◆ TASK STATEMENT
Extract the lines of the material below, beginning with the first and ending with the line that holds "fig = plt.figure(figsize=(17.1, 5.74), dpi=100)". Skip every picture.

◆ DATASET CONTENT
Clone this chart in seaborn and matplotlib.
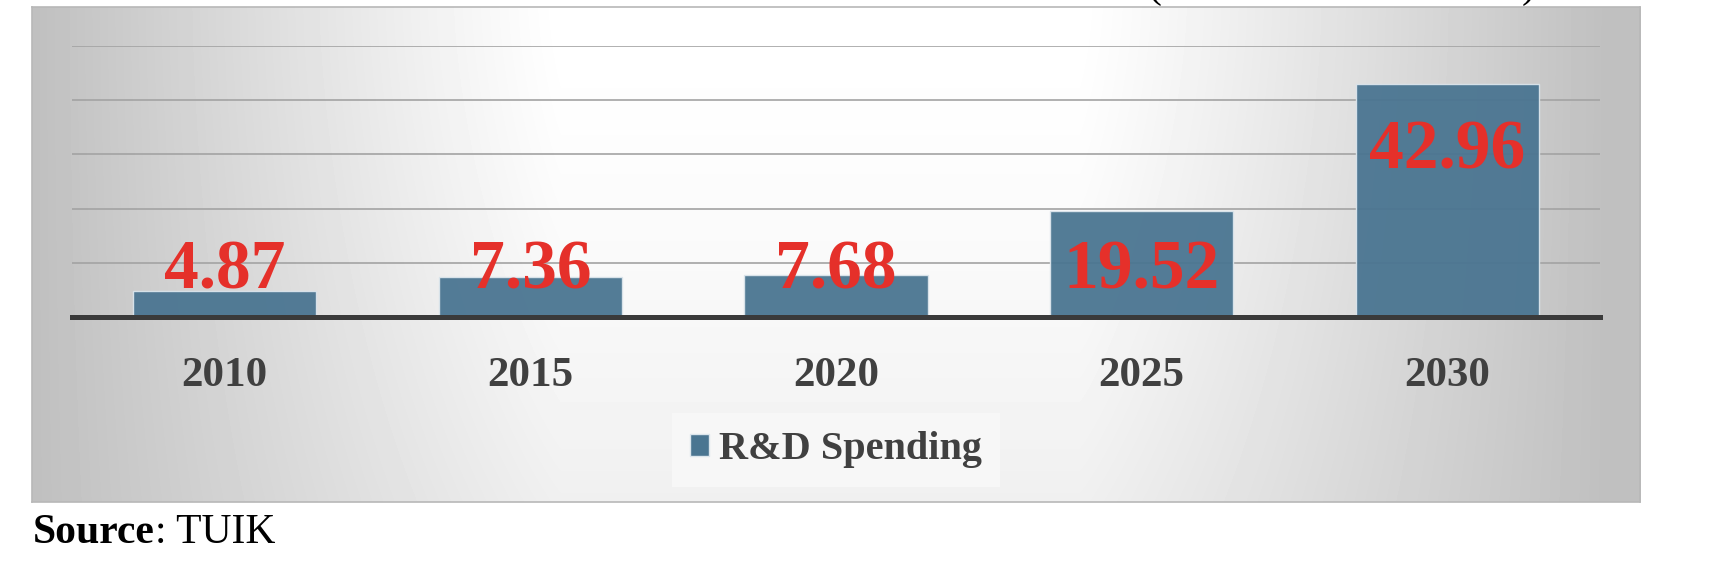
import matplotlib.pyplot as plt
import numpy as np
import pandas as pd
import seaborn as sns

years = ["2010", "2015", "2020", "2025", "2030"]
spending = [4.87, 7.36, 7.68, 19.52, 42.96]
series_name = "R&D Spending"
source_label = "Source"
source_name = ": TUIK"

bar_color = "#4A7591"
label_color = "#E5302A"
text_color = "#404040"


def draw_chart():
    df = pd.DataFrame({"year": years, "value": spending})

    sns.set_style("white")
    plt.rcParams["font.family"] = ["Liberation Serif", "DejaVu Serif"]

    fig = plt.figure(figsize=(17.1, 5.74), dpi=100)

    # grey gradient panel behind the chart, light in the middle, darker at the sides
    bg = fig.add_axes([32 / 1710, 1 - 502 / 574, 1608 / 1710, 495 / 574], zorder=-2)
    xx, yy = np.meshgrid(np.linspace(32, 1640, 400), np.linspace(7, 502, 150))
    d = np.abs(xx - 820)
    side = np.clip((d - 260) / 530, 0, 1) ** 1.1
    shade = 1 - 0.25 * side - 0.06 * ((yy - 7) / 495) ** 1.5 * (1 - side)
    bg.imshow(shade, cmap="gray", vmin=0, vmax=1, aspect="auto",
              extent=[0, 1, 0, 1], interpolation="bilinear")
    bg.set_xticks([])
    bg.set_yticks([])
    for sp in bg.spines.values():
        sp.set_color("#b8b8b8")
        sp.set_linewidth(1.2)

    ax = fig.add_axes([72 / 1710, 1 - 317 / 574, 1528 / 1710, 271 / 574])
    ax.set_facecolor("none")
    sns.barplot(data=df, x="year", y="value", color=bar_color, saturation=1,
                width=0.6, edgecolor="#dbe5ec", linewidth=1.0, alpha=0.95, ax=ax)

    ax.set_ylim(0, 50)
    ax.set_yticks(np.arange(0, 51, 10))
    ax.yaxis.grid(True, color="#a3a3a3", linewidth=1.2)
    ax.set_axisbelow(True)
    ax.tick_params(axis="y", left=False, labelleft=False)
    ax.tick_params(axis="x", bottom=False, pad=25, labelsize=31,
                   labelcolor=text_color)
    for lbl in ax.get_xticklabels():
        lbl.set_fontweight("bold")
    ax.set_xlabel("")
    ax.set_ylabel("")
    for s in ["top", "left", "right"]:
        ax.spines[s].set_visible(False)
    ax.spines["bottom"].set_color("#3a3a3a")
    ax.spines["bottom"].set_linewidth(3.6)

    for i, v in enumerate(spending):
        y = v - 15.5 if v > 30 else 5.35
        ax.text(i, y, f"{v:.2f}", ha="center", va="baseline", fontsize=50,
                fontweight="bold", color=label_color)

    handle = plt.Rectangle((0, 0), 1, 1, facecolor=bar_color, edgecolor="#dbe5ec")
    leg = fig.legend([handle], [series_name], loc="center",
                     bbox_to_anchor=(836 / 1710, 1 - 450 / 574),
                     prop={"weight": "bold", "size": 29},
                     handlelength=0.48, handleheight=0.48, handletextpad=0.25,
                     borderpad=0.45, frameon=True, fancybox=False)
    leg.get_frame().set_facecolor("#f8f8f8")
    leg.get_frame().set_edgecolor("none")
    leg.get_frame().set_alpha(0.9)
    for txt in leg.get_texts():
        txt.set_color(text_color)

    # cut-off heading above the panel
    fig.text(1147 / 1710, 1 + 3.5 / 574, "(", fontsize=30, va="baseline", color="black")
    fig.text(1522 / 1710, 1 + 3.5 / 574, ")", fontsize=30, va="baseline", color="black")

    src = fig.text(33 / 1710, 1 - 543 / 574, source_label, fontsize=30,
                   fontweight="bold", va="baseline", color="black")
    fig.add_artist(plt.Annotation(source_name, xy=(1, 0), xycoords=src,
                                  va="bottom", ha="left", fontsize=30, color="black"))

    plt.savefig("out.png", dpi=100)
    plt.close()


if __name__ == "__main__":
    draw_chart()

◆ WRITTEN RESPONSE
Clone this chart in seaborn and matplotlib.
import matplotlib.pyplot as plt
import numpy as np
import pandas as pd
import seaborn as sns

years = ["2010", "2015", "2020", "2025", "2030"]
spending = [4.87, 7.36, 7.68, 19.52, 42.96]
series_name = "R&D Spending"
source_label = "Source"
source_name = ": TUIK"

bar_color = "#4A7591"
label_color = "#E5302A"
text_color = "#404040"


def draw_chart():
    df = pd.DataFrame({"year": years, "value": spending})

    sns.set_style("white")
    plt.rcParams["font.family"] = ["Liberation Serif", "DejaVu Serif"]

    fig = plt.figure(figsize=(17.1, 5.74), dpi=100)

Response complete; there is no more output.